- Theatrical release poster
- Directed by: Vikraman
- Written by: Vikraman
- Produced by: T. Siva
- Starring: Vijayakanth Meena Meera Jasmine Ambika
- Cinematography: I. Andrew
- Edited by: Suresh Urs
- Music by: Vijay Antony
- Production companies: Raj Television Network Amma Creations
- Release date: 24 April 2009;
- Running time: 130 minutes
- Country: India
- Language: Tamil

= Mariyadhai =

Mariyadhai is a 2009 Indian Tamil-language drama film directed by Vikraman.
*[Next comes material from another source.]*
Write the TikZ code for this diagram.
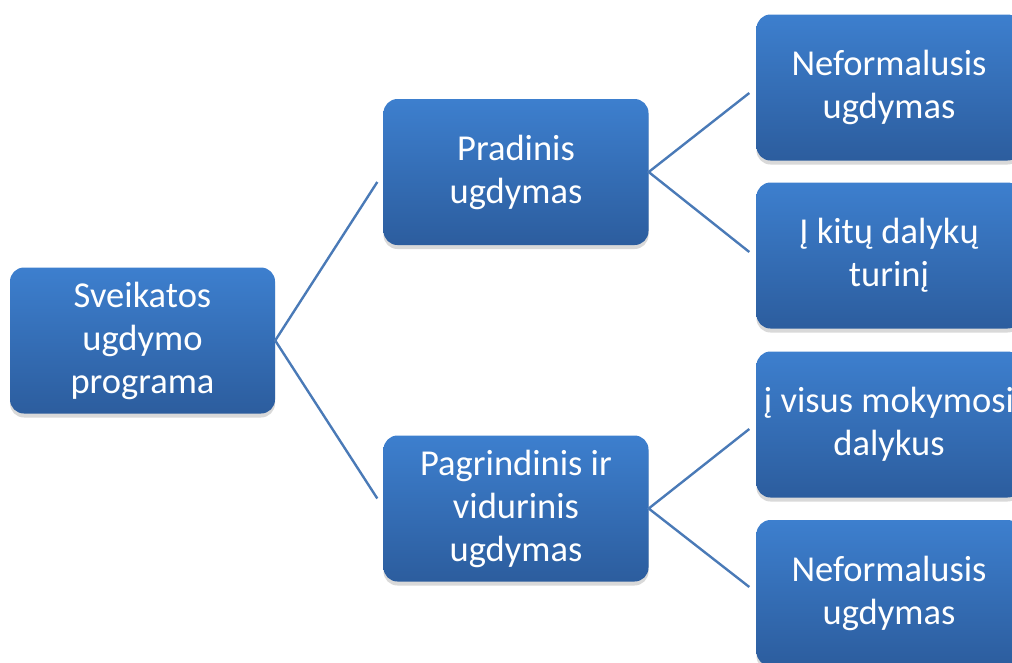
\documentclass[tikz,border=0pt]{standalone}
\usepackage{fontspec}
\setmainfont{Carlito}
\usetikzlibrary{shadows,calc}
\definecolor{boxtop}{RGB}{61,127,206}
\definecolor{boxbot}{RGB}{44,93,158}
\definecolor{linecol}{RGB}{74,122,183}
\tikzset{
  boxnode/.style={rounded corners=14pt, minimum width=265pt, minimum height=146pt,
    inner sep=0pt, top color=boxtop, bottom color=boxbot, draw=none,
    text=white, font=\fontsize{36.5}{43}\selectfont, align=center,
    drop shadow={shadow xshift=0pt, shadow yshift=-4pt, opacity=0.25, fill=black!60}},
  conn/.style={draw=linecol, line width=2.4pt}
}
\begin{document}
\begin{tikzpicture}[x=1pt,y=-1pt]
\useasboundingbox (0,0) rectangle (1012,662);
\clip (0,0) rectangle (1012,662);
\node[boxnode] (root) at (142.5,340.5) {Sveikatos\\ugdymo\\programa};
\node[boxnode] (pr) at (516,172) {Pradinis\\ugdymas};
\node[boxnode] (pa) at (516,508.5) {Pagrindinis ir\\vidurinis\\ugdymas};
\node[boxnode] (n1) at (889,87.5) {Neformalusis\\ugdymas};
\node[boxnode] (n2) at (889,255.5) {Į kitų dalykų\\turinį};
\node[boxnode] (n3) at (889,424.5) {į visus mokymosi\\dalykus};
\node[boxnode] (n4) at (889,593) {Neformalusis\\ugdymas};
\coordinate (epr) at ($(pr.west)+(-6,10)$);
\coordinate (epa) at ($(pa.west)+(-6,-10)$);
\coordinate (e1) at ($(n1.west)+(-7,5.5)$);
\coordinate (e2) at ($(n2.west)+(-7,-3.5)$);
\coordinate (e3) at ($(n3.west)+(-7,4.5)$);
\coordinate (e4) at ($(n4.west)+(-7,-6)$);
\draw[conn] (epr) -- (root.east) -- (epa);
\draw[conn] (e1) -- (pr.east) -- (e2);
\draw[conn] (e3) -- (pa.east) -- (e4);
\end{tikzpicture}
\end{document}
The film stars Vijayakanth in a dual role as father and son alongside Meena and Meera Jasmine while Ambika also plays a significant role. The film was released on 24 April 2009 to mixed reviews.

== Plot ==
Father Annamalai and son Raja aka Pichai (both played by Vijayakanth), mother (Ambika), a pretty sister and a rather chubby Chandra (Meera Jasmine), a radio jockey who arrives to stay with them because her parents have left for the US.

In the midst of all this, Chandra falls in love with Raja, a dutiful son who has been brought up differently by his father but he does not return her love. He's too busy running his tractor and earning money. A flashback tells us that Raja was once in love with Radha (Meena, in a delightful role) but it went sour.

== Soundtrack ==
The music was composed by Vijay Antony.

| Song | Singers | Lyrics | Length |
| "Adada Adada" | Vinaya | Kalaikumar | 04:14 |
| "Devathai Desathil" | Hariharan, Shreya Ghoshal | Pa. Vijay | 04:08 |
| "Inbamay" | Udit Narayan, Mahathi | Pulamaipithan | 03:56 |
| "Unnai Ninaithen" | V. V. Prasanna, Shreya Ghoshal | Pa. Vijay | 04:29 |
| "Yaar Paarthathu" I | Vinaya, Hariharan | Na. Muthukumar | 03:18 |
| "Yaar Paarthathu" II | Unni Menon | 03:00 |

== Critical reception ==
Rediff.com wrote that "Mariyadhai is full of stock situations and trite dialogues but can satisfy Vijayakanth's fans". The Hindu wrote, "Director Vikraman deserves to be lauded for making a Vijayakanth film with no political innuendos, and without deifying the hero". Chennai Online wrote, "Overall, Vikraman has chosen a boring subject and told it with a pathetic script. The movie is so dull that it would be a futile and painful exercise to go in to detail".